Toutes les conditions de production sont favorables aux grands capitaux, qui peuvent construire de grandes usines, acheter des machines, perfectionner l’industrie.

Les petits et moyens capitalistes peuvent de moins en moins soutenir la concurrence des grands, de la grande industrie, et doivent de plus en plus disparaître, comme, sur le terrain du commerce, le petit commerçant est peu à peu absorbé par le gros commerce, et comme, sur le terrain du crédit, la grande banque absorbe le petit usurier. Ainsi se fait la concentration capitaliste.

C’est le couronnement de l’œuvre de Karl Marx. A la base, la théorie de la valeur ; ensuite celle de la plus-value, du profit, où il démontre que la richesse s’accumule par la prolongation de la journée de travail au delà de la valeur de la force de travail abusivement exploitée par de longues journées de travail et un salaire très minime. Enfin, tout ce processus est couronné par la lutte des capitalistes entre eux-mêmes, aboutissant à la concentration capitaliste. Comme parenthèse, nous constations, chez Marx, l’accumulation primitive du capital par les capitalistes qui ont employé les moyens les plus violents et les plus scandaleux pour créer un prolétariat, c’est-à-dire la matière première de l’exploitation capitaliste.

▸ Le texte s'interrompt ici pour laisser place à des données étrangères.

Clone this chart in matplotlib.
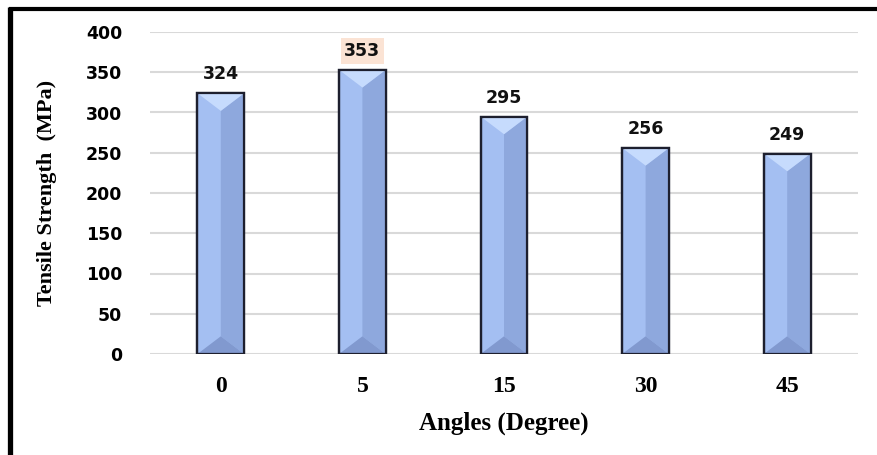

Voilà, en résumé, le contenu du « Capital » de Marx. Vous compléterez cette étude en lisant le Résumé du Capital de Marx, par Gabriel Deville, et aussi le livre ou Caffieri a étudié en détail ce processus.

Vous voyer que la lutte de classe n’est pas une invention de propagandistes, des militants communistes, mais qu’elle résulte du processus économique, c’est-à-dire des entrailles mêmes de la société capitaliste. Le capitaliste ne peut devenir capitaliste qu’en exploitant la force de travail. Il accumule son capital en prolongeant le travail, en exploitant la force de travail au delà de sa valeur. Autrement dit : la richesse se compose du sur-travail, ou du travail non payé. Voilà la base de l’accumulation capitaliste.

Je ne pourrai malheureusement pas m’étendre sur le contenu des 2e et 3e volumes parce que nous serons obligés de traiter d’autres objets et d’aborder d’autres problèmes. La prochaine fois, j’exposerai la politique marxiste ou la lutte des classes. Aujourd’hui, je me suis contenté d’exposer les bases théoriques, les bases économiques de la lutte de classes.